_Data shown_.
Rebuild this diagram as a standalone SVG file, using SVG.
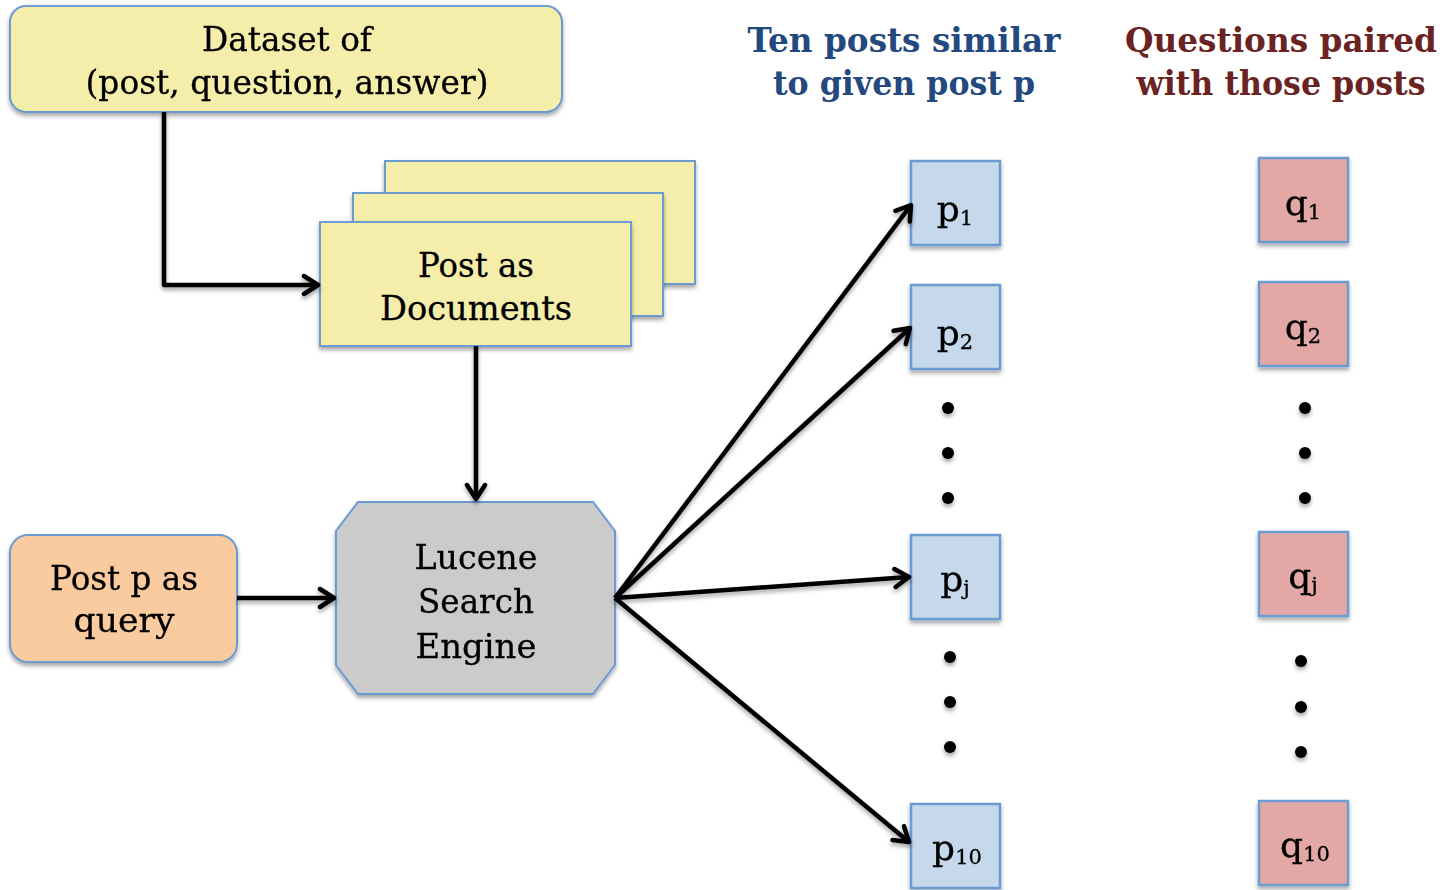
<svg xmlns="http://www.w3.org/2000/svg" width="1444" height="890" viewBox="0 0 1444 890">
<defs>
<filter id="sh" x="-10%" y="-10%" width="130%" height="130%">
<feDropShadow dx="0" dy="3" stdDeviation="2" flood-color="#000" flood-opacity="0.35"/>
</filter>
<marker id="arr" viewBox="0 0 24 24" markerWidth="24" markerHeight="24" refX="20" refY="12" orient="auto" markerUnits="userSpaceOnUse">
<path d="M6,3 L20,12 L6,21" fill="none" stroke="#000" stroke-width="4.5" stroke-linecap="round" stroke-linejoin="round"/>
</marker>
<style>
.lbl{font-family:"DejaVu Serif","Liberation Serif",serif;font-size:33px;fill:#000;stroke:#000;stroke-width:0.3;text-anchor:middle}
.hd{font-family:"DejaVu Serif","Liberation Serif",serif;font-size:33px;font-weight:bold;text-anchor:middle}
.pq{font-family:"DejaVu Serif","Liberation Serif",serif;font-size:36px;fill:#000;stroke:#000;stroke-width:0.3;text-anchor:middle}
.yel{fill:#F5EEAA;stroke:#6A9BD1;stroke-width:2}
.pb{fill:#C5D8EC;stroke:#6A9BD1;stroke-width:2.5}
.qb{fill:#E3A8A5;stroke:#6A9BD1;stroke-width:2.5}
.conn{fill:none;stroke:#000;stroke-width:4.5;stroke-linejoin:round;marker-end:url(#arr)}
.dot{fill:#000}
</style>
</defs>

<g id="dataset" filter="url(#sh)">
<rect class="yel" x="10" y="6" width="552" height="106" rx="16"/>
<text class="lbl" x="287" y="51" textLength="170" lengthAdjust="spacingAndGlyphs">Dataset of</text>
<text class="lbl" x="287" y="94" textLength="403" lengthAdjust="spacingAndGlyphs">(post, question, answer)</text>
</g>

<g id="documents">
<rect class="yel" x="385" y="161" width="310" height="123" filter="url(#sh)"/>
<rect class="yel" x="353" y="193" width="310" height="123" filter="url(#sh)"/>
<rect class="yel" x="320" y="222" width="311" height="124" filter="url(#sh)"/>
<text class="lbl" x="476" y="277" textLength="116" lengthAdjust="spacingAndGlyphs">Post as</text>
<text class="lbl" x="476" y="320" textLength="192" lengthAdjust="spacingAndGlyphs">Documents</text>
</g>

<g id="query" filter="url(#sh)">
<rect x="10" y="535" width="227" height="127" rx="18" fill="#FBCBA0" stroke="#6A9BD1" stroke-width="2"/>
<text class="lbl" x="124" y="590" textLength="148" lengthAdjust="spacingAndGlyphs">Post p as</text>
<text class="lbl" x="124" y="632" textLength="101" lengthAdjust="spacingAndGlyphs">query</text>
</g>

<g id="lucene" filter="url(#sh)">
<polygon points="358,502 593,502 615,531 615,665 593,694 358,694 336,665 336,531" fill="#CBCBCB" stroke="#6A9BD1" stroke-width="2"/>
<text class="lbl" x="476" y="569" textLength="123" lengthAdjust="spacingAndGlyphs">Lucene</text>
<text class="lbl" x="476" y="613" textLength="116" lengthAdjust="spacingAndGlyphs">Search</text>
<text class="lbl" x="476" y="658" textLength="121" lengthAdjust="spacingAndGlyphs">Engine</text>
</g>

<g id="header-posts">
<text class="hd" x="904" y="52" fill="#24497F" textLength="313" lengthAdjust="spacingAndGlyphs">Ten posts similar</text>
<text class="hd" x="904" y="95" fill="#24497F" textLength="262" lengthAdjust="spacingAndGlyphs">to given post p</text>
</g>
<g id="header-questions">
<text class="hd" x="1281" y="52" fill="#6B2222" textLength="312" lengthAdjust="spacingAndGlyphs">Questions paired</text>
<text class="hd" x="1281" y="95" fill="#6B2222" textLength="289" lengthAdjust="spacingAndGlyphs">with those posts</text>
</g>

<g id="p1" filter="url(#sh)"><rect class="pb" x="911" y="161" width="89" height="84"/><text class="pq" x="955" y="221">p<tspan font-size="21" dy="4">1</tspan></text></g>
<g id="p2" filter="url(#sh)"><rect class="pb" x="911" y="285" width="89" height="84"/><text class="pq" x="955" y="345">p<tspan font-size="21" dy="4">2</tspan></text></g>
<g id="pj" filter="url(#sh)"><rect class="pb" x="911" y="535" width="89" height="84"/><text class="pq" x="955" y="591">p<tspan font-size="21" dy="4">j</tspan></text></g>
<g id="p10" filter="url(#sh)"><rect class="pb" x="911" y="804" width="89" height="84"/><text class="pq" x="957" y="860">p<tspan font-size="21" dy="4">10</tspan></text></g>

<g id="q1" filter="url(#sh)"><rect class="qb" x="1259" y="158" width="89" height="84"/><text class="pq" x="1303" y="215">q<tspan font-size="21" dy="4">1</tspan></text></g>
<g id="q2" filter="url(#sh)"><rect class="qb" x="1259" y="282" width="89" height="84"/><text class="pq" x="1303" y="339">q<tspan font-size="21" dy="4">2</tspan></text></g>
<g id="qj" filter="url(#sh)"><rect class="qb" x="1259" y="532" width="89" height="84"/><text class="pq" x="1303" y="588">q<tspan font-size="21" dy="4">j</tspan></text></g>
<g id="q10" filter="url(#sh)"><rect class="qb" x="1259" y="801" width="89" height="84"/><text class="pq" x="1305" y="857">q<tspan font-size="21" dy="4">10</tspan></text></g>

<g id="dots" filter="url(#sh)">
<circle class="dot" cx="948" cy="408" r="6"/><circle class="dot" cx="948" cy="453" r="6"/><circle class="dot" cx="948" cy="498" r="6"/>
<circle class="dot" cx="950" cy="657" r="6"/><circle class="dot" cx="950" cy="702" r="6"/><circle class="dot" cx="950" cy="747" r="6"/>
<circle class="dot" cx="1305" cy="408" r="6"/><circle class="dot" cx="1305" cy="453" r="6"/><circle class="dot" cx="1305" cy="498" r="6"/>
<circle class="dot" cx="1301" cy="661" r="6"/><circle class="dot" cx="1301" cy="707" r="6"/><circle class="dot" cx="1301" cy="752" r="6"/>
</g>

<g id="connectors" filter="url(#sh)">
<path class="conn" d="M164,112 L164,285 L318,285"/>
<path class="conn" d="M476,346 L476,499"/>
<path class="conn" d="M237,598 L334,598"/>
<path class="conn" d="M615,598 L911,205"/>
<path class="conn" d="M615,598 L910,328"/>
<path class="conn" d="M615,598 L909,577"/>
<path class="conn" d="M615,598 L909,842"/>
</g>
</svg>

_Written problem_.
Go through the material above and print all of it exactly, except the pictures.

_Output for this task_.
Rebuild this diagram as a standalone SVG file, using SVG.
<svg xmlns="http://www.w3.org/2000/svg" width="1444" height="890" viewBox="0 0 1444 890">
<defs>
<filter id="sh" x="-10%" y="-10%" width="130%" height="130%">
<feDropShadow dx="0" dy="3" stdDeviation="2" flood-color="#000" flood-opacity="0.35"/>
</filter>
<marker id="arr" viewBox="0 0 24 24" markerWidth="24" markerHeight="24" refX="20" refY="12" orient="auto" markerUnits="userSpaceOnUse">
<path d="M6,3 L20,12 L6,21" fill="none" stroke="#000" stroke-width="4.5" stroke-linecap="round" stroke-linejoin="round"/>
</marker>
<style>
.lbl{font-family:"DejaVu Serif","Liberation Serif",serif;font-size:33px;fill:#000;stroke:#000;stroke-width:0.3;text-anchor:middle}
.hd{font-family:"DejaVu Serif","Liberation Serif",serif;font-size:33px;font-weight:bold;text-anchor:middle}
.pq{font-family:"DejaVu Serif","Liberation Serif",serif;font-size:36px;fill:#000;stroke:#000;stroke-width:0.3;text-anchor:middle}
.yel{fill:#F5EEAA;stroke:#6A9BD1;stroke-width:2}
.pb{fill:#C5D8EC;stroke:#6A9BD1;stroke-width:2.5}
.qb{fill:#E3A8A5;stroke:#6A9BD1;stroke-width:2.5}
.conn{fill:none;stroke:#000;stroke-width:4.5;stroke-linejoin:round;marker-end:url(#arr)}
.dot{fill:#000}
</style>
</defs>

<g id="dataset" filter="url(#sh)">
<rect class="yel" x="10" y="6" width="552" height="106" rx="16"/>
<text class="lbl" x="287" y="51" textLength="170" lengthAdjust="spacingAndGlyphs">Dataset of</text>
<text class="lbl" x="287" y="94" textLength="403" lengthAdjust="spacingAndGlyphs">(post, question, answer)</text>
</g>

<g id="documents">
<rect class="yel" x="385" y="161" width="310" height="123" filter="url(#sh)"/>
<rect class="yel" x="353" y="193" width="310" height="123" filter="url(#sh)"/>
<rect class="yel" x="320" y="222" width="311" height="124" filter="url(#sh)"/>
<text class="lbl" x="476" y="277" textLength="116" lengthAdjust="spacingAndGlyphs">Post as</text>
<text class="lbl" x="476" y="320" textLength="192" lengthAdjust="spacingAndGlyphs">Documents</text>
</g>

<g id="query" filter="url(#sh)">
<rect x="10" y="535" width="227" height="127" rx="18" fill="#FBCBA0" stroke="#6A9BD1" stroke-width="2"/>
<text class="lbl" x="124" y="590" textLength="148" lengthAdjust="spacingAndGlyphs">Post p as</text>
<text class="lbl" x="124" y="632" textLength="101" lengthAdjust="spacingAndGlyphs">query</text>
</g>

<g id="lucene" filter="url(#sh)">
<polygon points="358,502 593,502 615,531 615,665 593,694 358,694 336,665 336,531" fill="#CBCBCB" stroke="#6A9BD1" stroke-width="2"/>
<text class="lbl" x="476" y="569" textLength="123" lengthAdjust="spacingAndGlyphs">Lucene</text>
<text class="lbl" x="476" y="613" textLength="116" lengthAdjust="spacingAndGlyphs">Search</text>
<text class="lbl" x="476" y="658" textLength="121" lengthAdjust="spacingAndGlyphs">Engine</text>
</g>

<g id="header-posts">
<text class="hd" x="904" y="52" fill="#24497F" textLength="313" lengthAdjust="spacingAndGlyphs">Ten posts similar</text>
<text class="hd" x="904" y="95" fill="#24497F" textLength="262" lengthAdjust="spacingAndGlyphs">to given post p</text>
</g>
<g id="header-questions">
<text class="hd" x="1281" y="52" fill="#6B2222" textLength="312" lengthAdjust="spacingAndGlyphs">Questions paired</text>
<text class="hd" x="1281" y="95" fill="#6B2222" textLength="289" lengthAdjust="spacingAndGlyphs">with those posts</text>
</g>

<g id="p1" filter="url(#sh)"><rect class="pb" x="911" y="161" width="89" height="84"/><text class="pq" x="955" y="221">p<tspan font-size="21" dy="4">1</tspan></text></g>
<g id="p2" filter="url(#sh)"><rect class="pb" x="911" y="285" width="89" height="84"/><text class="pq" x="955" y="345">p<tspan font-size="21" dy="4">2</tspan></text></g>
<g id="pj" filter="url(#sh)"><rect class="pb" x="911" y="535" width="89" height="84"/><text class="pq" x="955" y="591">p<tspan font-size="21" dy="4">j</tspan></text></g>
<g id="p10" filter="url(#sh)"><rect class="pb" x="911" y="804" width="89" height="84"/><text class="pq" x="957" y="860">p<tspan font-size="21" dy="4">10</tspan></text></g>

<g id="q1" filter="url(#sh)"><rect class="qb" x="1259" y="158" width="89" height="84"/><text class="pq" x="1303" y="215">q<tspan font-size="21" dy="4">1</tspan></text></g>
<g id="q2" filter="url(#sh)"><rect class="qb" x="1259" y="282" width="89" height="84"/><text class="pq" x="1303" y="339">q<tspan font-size="21" dy="4">2</tspan></text></g>
<g id="qj" filter="url(#sh)"><rect class="qb" x="1259" y="532" width="89" height="84"/><text class="pq" x="1303" y="588">q<tspan font-size="21" dy="4">j</tspan></text></g>
<g id="q10" filter="url(#sh)"><rect class="qb" x="1259" y="801" width="89" height="84"/><text class="pq" x="1305" y="857">q<tspan font-size="21" dy="4">10</tspan></text></g>

<g id="dots" filter="url(#sh)">
<circle class="dot" cx="948" cy="408" r="6"/><circle class="dot" cx="948" cy="453" r="6"/><circle class="dot" cx="948" cy="498" r="6"/>
<circle class="dot" cx="950" cy="657" r="6"/><circle class="dot" cx="950" cy="702" r="6"/><circle class="dot" cx="950" cy="747" r="6"/>
<circle class="dot" cx="1305" cy="408" r="6"/><circle class="dot" cx="1305" cy="453" r="6"/><circle class="dot" cx="1305" cy="498" r="6"/>
<circle class="dot" cx="1301" cy="661" r="6"/><circle class="dot" cx="1301" cy="707" r="6"/><circle class="dot" cx="1301" cy="752" r="6"/>
</g>

<g id="connectors" filter="url(#sh)">
<path class="conn" d="M164,112 L164,285 L318,285"/>
<path class="conn" d="M476,346 L476,499"/>
<path class="conn" d="M237,598 L334,598"/>
<path class="conn" d="M615,598 L911,205"/>
<path class="conn" d="M615,598 L910,328"/>
<path class="conn" d="M615,598 L909,577"/>
<path class="conn" d="M615,598 L909,842"/>
</g>
</svg>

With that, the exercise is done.